As the sun beat down on a small array of solar panels in front of City Hall today, Mayor Carolyn Goodman announced Las Vegas would be the first city of its size to be powered by 100 percent renewable energy.
The city will expand its partnership with NV Energy to encompass a mix of energy-efficiency programs, a large-scale solar project and purchasing agreement to reach its goal.
The city will make the switch in January 2017, pending approval by the state’s Public Utilities Commission.
“Every city light, city park, community center, fire station and service yard will be 100 percent covered by renewable energy,” Goodman said.
NV Energy CEO Paul Caudill joined Goodman and other local officials in making the announcement. Caudill, who made a similar deal in August with data company Switch, said solar will be the predominant form of renewable energy in the company’s portfolio once the deal takes effect.
The city will be entitled to a portion of energy from a 100 megawatt solar project being built by SunPower near Boulder City in the Eldorado Valley. NV Energy will buy the power from the solar company and transmit it to the city.
The cost of solar for NV Energy will be about $48 a megawatt hour — a price drop of more than 50 percent over the past five years in Nevada for large-scale solar projects.
“It’s cheaper than what we could build a new natural gas plant for,” Caudill said.
The city will pay a premium to go 100 percent renewable.
The money it pays for the renewable energy will offset what it would be using for carbon-based electricity.
Energy-efficiency programs and other conservation measures have saved the city more than $20 million in the last five years. The city says new efforts will save the city an additional $250,000 a year and will offset the cost for the new solar energy and the other existing renewables.

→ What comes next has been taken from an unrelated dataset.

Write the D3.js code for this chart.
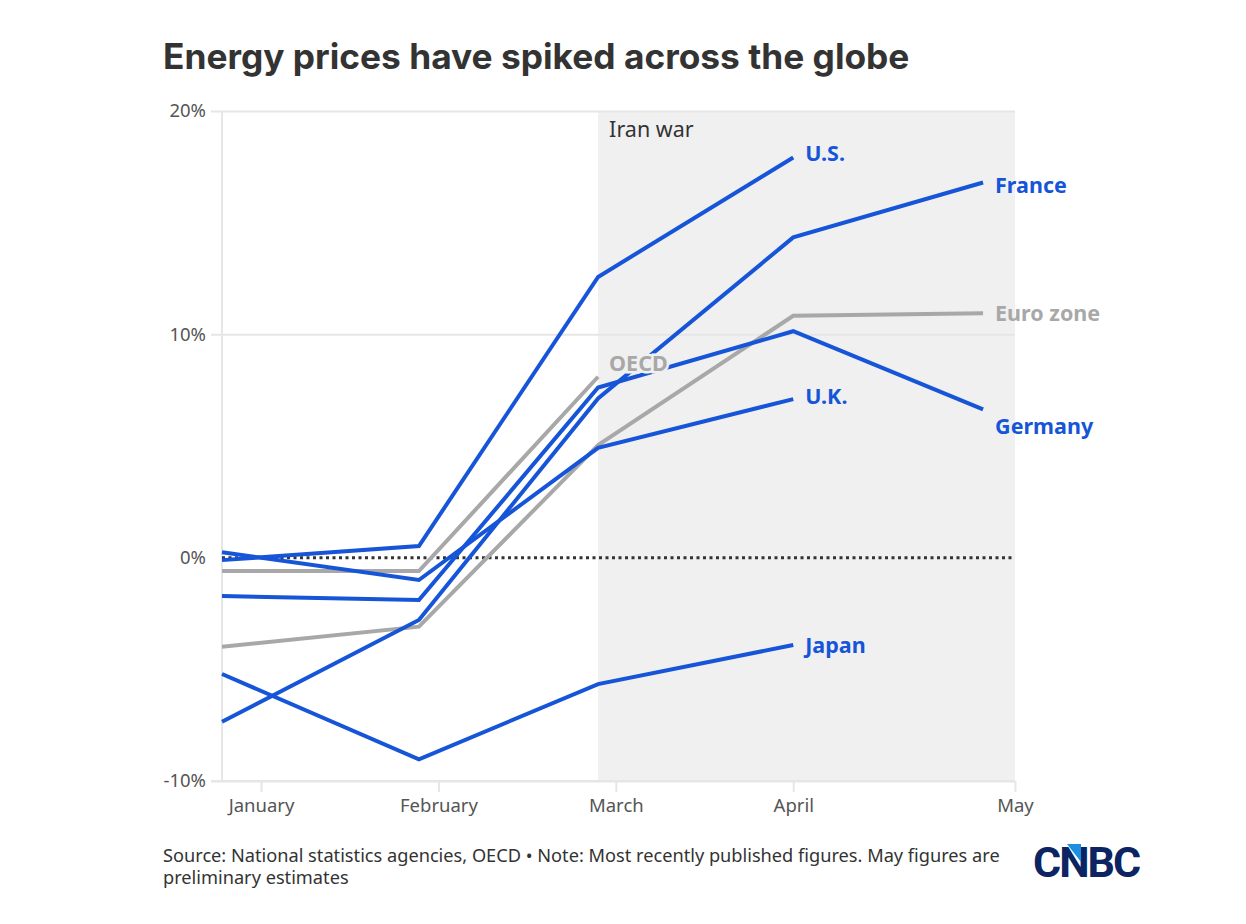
<!DOCTYPE html>
<html>
<head>
<meta charset="utf-8">
<script src="https://cdn.jsdelivr.net/npm/d3@7"></script>
<style>
  body { margin: 0; background: #fff; }
  svg text { font-family: "Noto Sans", "Open Sans", sans-serif; }
</style>
</head>
<body>
<svg id="chart" width="1246" height="924"></svg>
<script>
// months on a numeric axis (0 = January tick)
var monthTicks = [0, 1, 2, 3, 4.25];
var monthNames = ["January", "February", "March", "April", "May"];
var pointX = [-0.22, 0.89, 1.9, 3.0, 4.07];

var usValues = [-0.11, 0.52, 12.57, 17.92];
var franceValues = [-7.35, -2.79, 7.13, 14.34, 16.8];
var germanyValues = [-1.72, -1.9, 7.62, 10.14, 6.64];
var ukValues = [0.24, -1.0, 4.92, 7.1];
var japanValues = [-5.21, -9.03, -5.66, -3.91];
var oecdValues = [-0.6, -0.6, 8.1];
var euroValues = [-3.99, -3.09, 5.04, 10.83, 10.94];

var yTicks = [-10, 0, 10, 20];
var warStart = 1.9;

var blue = "#1655d8", grey = "#a8a8a8";

var series = [
    { name: "Euro zone", values: euroValues, color: grey, dx: 12, dy: 0 },
    { name: "OECD", values: oecdValues, color: grey, label: false },
    { name: "Japan", values: japanValues, color: blue, dx: 12, dy: 0 },
    { name: "U.K.", values: ukValues, color: blue, dx: 12, dy: -3 },
    { name: "Germany", values: germanyValues, color: blue, dx: 12, dy: 17 },
    { name: "France", values: franceValues, color: blue, dx: 12, dy: 3 },
    { name: "U.S.", values: usValues, color: blue, dx: 12, dy: -4 }
];

var svg = d3.select("#chart");
var margin = { top: 111, right: 231, bottom: 143, left: 222 };
var width = 1246 - margin.left - margin.right;
var height = 924 - margin.top - margin.bottom;

svg.append("text")
    .attr("x", 163)
    .attr("y", 69)
    .style("font-family", "Inter, 'Noto Sans', sans-serif")
    .style("font-size", "35.3px")
    .style("font-weight", "bold")
    .attr("fill", "#333")
    .text("Energy prices have spiked across the globe");

var g = svg.append("g").attr("transform", "translate(" + margin.left + "," + margin.top + ")");

var x = d3.scaleLinear()
    .domain([pointX[0], monthTicks[4]])
    .range([0, width]);

var y = d3.scaleLinear()
    .domain([-10, 20])
    .range([height, 0]);

// Iran war shading
g.append("rect")
    .attr("x", x(warStart))
    .attr("y", 0)
    .attr("width", width - x(warStart))
    .attr("height", height)
    .attr("fill", "#f0f0f0");

g.append("text")
    .attr("x", x(warStart) + 11)
    .attr("y", 26)
    .attr("fill", "#333")
    .style("font-size", "21.5px")
    .text("Iran war");

// Y grid + labels
var yAxis = g.append("g")
    .call(d3.axisLeft(y).tickValues(yTicks).tickSize(width + 11).tickFormat(function(d) { return d + "%"; }))
    .attr("transform", "translate(" + width + ",0)");
yAxis.select(".domain").remove();
yAxis.selectAll(".tick line")
    .attr("stroke", "#e6e6e6")
    .attr("stroke-width", 2)
    .attr("stroke-opacity", function(d) { return d === 0 ? 0 : 1; });
yAxis.selectAll(".tick text")
    .attr("fill", "#555")
    .attr("x", -width - 16)
    .style("font-size", "18.5px");

// vertical axis line
g.append("line")
    .attr("x1", 0).attr("x2", 0)
    .attr("y1", 0).attr("y2", height)
    .attr("stroke", "#e6e6e6")
    .attr("stroke-width", 2);

// X axis
var xAxis = g.append("g")
    .attr("transform", "translate(0," + height + ")")
    .call(d3.axisBottom(x).tickValues(monthTicks).tickSize(11).tickPadding(7)
        .tickFormat(function(d, i) { return monthNames[i]; }));
xAxis.select(".domain").attr("stroke", "#e6e6e6").attr("stroke-width", 2).attr("d", "M-11,0H" + width);
xAxis.selectAll(".tick line").attr("stroke", "#e6e6e6").attr("stroke-width", 2);
xAxis.selectAll(".tick text").attr("fill", "#555").style("font-size", "18.5px");

// zero line
g.append("line")
    .attr("x1", 0).attr("x2", width)
    .attr("y1", y(0)).attr("y2", y(0))
    .attr("stroke", "#333")
    .attr("stroke-width", 3)
    .attr("stroke-dasharray", "3,3.5");

var line = d3.line()
    .x(function(d, i) { return x(pointX[i]); })
    .y(function(d) { return y(d); });

// Attach lines
g.selectAll(".series")
    .data(series)
    .enter().append("path")
    .attr("class", "series")
    .attr("fill", "none")
    .attr("stroke", function(d) { return d.color; })
    .attr("stroke-width", 4)
    .attr("d", function(d) { return line(d.values); });

// OECD label with halo
g.append("text")
    .attr("x", x(pointX[oecdValues.length - 1]) + 11)
    .attr("y", y(oecdValues[oecdValues.length - 1]) - 6)
    .attr("fill", grey)
    .attr("stroke", "#f0f0f0")
    .attr("stroke-width", 5)
    .attr("paint-order", "stroke")
    .style("font-size", "21.5px")
    .style("font-weight", "bold")
    .text("OECD");

// end labels
g.selectAll(".end-label")
    .data(series.filter(function(d) { return d.label !== false; }))
    .enter().append("text")
    .attr("class", "end-label")
    .attr("x", function(d) { return x(pointX[d.values.length - 1]) + d.dx; })
    .attr("y", function(d) { return y(d.values[d.values.length - 1]) + d.dy; })
    .attr("dy", "0.35em")
    .attr("fill", function(d) { return d.color; })
    .style("font-size", "21.5px")
    .style("font-weight", "bold")
    .text(function(d) { return d.name; });

// footer
var foot = svg.append("text")
    .attr("x", 163)
    .attr("y", 862)
    .attr("fill", "#333")
    .style("font-size", "18.2px");
foot.append("tspan").attr("x", 163).text("Source: National statistics agencies, OECD \u2022 Note: Most recently published figures. May figures are");
foot.append("tspan").attr("x", 163).attr("dy", 22).text("preliminary estimates");

// logo
var logo = svg.append("g").attr("transform", "translate(1033,877)");
logo.append("text")
    .attr("x", 0).attr("y", 0)
    .attr("fill", "#0c2461")
    .style("font-family", "'Liberation Sans Narrow', Roboto, sans-serif")
    .style("font-size", "43px")
    .style("font-weight", "bold")
    .style("letter-spacing", "-2px")
    .text("CNBC");
logo.append("path")
    .attr("d", "M34,-33 L48,-33 L48,-15 Z")
    .attr("fill", "#1e8fe0");
</script>
</body>
</html>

City officials and business leaders heralded the news as a way to cut emissions and attract businesses. It is a major branding opportunity, said Jonas Peterson, CEO of the Las Vegas Global Economic Alliance.
“Companies don’t just choose tax climates, they choose cultures,” he said.
The news comes in a year in which Caudill and NV Energy have engaged with multiple businesses about the cost of going green.
In an attempt to go 100 percent renewable, Switch unsuccessfully applied with the PUC in 2014 to exit its power contract with NV Energy. Both companies hashed out a deal this summer that is the framework for what the city is now trying to get.
Las Vegas Sands, MGM Resorts International and Wynn Resorts followed suit. They are looking to end current contracts with NV Energy — an effort triggered by low natural gas prices and a desire to switch to more renewables.
The PUC will resolve that matter by the end of the year.
NV Energy is also involved in a battle in which regulators will determine the cost of rooftop solar in Nevada by Jan. 1.
Environmental advocates and rooftop solar companies have rebuked NV Energy as a monopoly this year, as lawmakers and regulators have weighed how the utility should pay customers participating in net metering, which pays rooftop solar customers for providing energy to the grid.
“We are not afraid of competition,” Caudill said. “What we are invested in is working with customers like the city of Las Vegas and Switch to compete. This is all making us better.”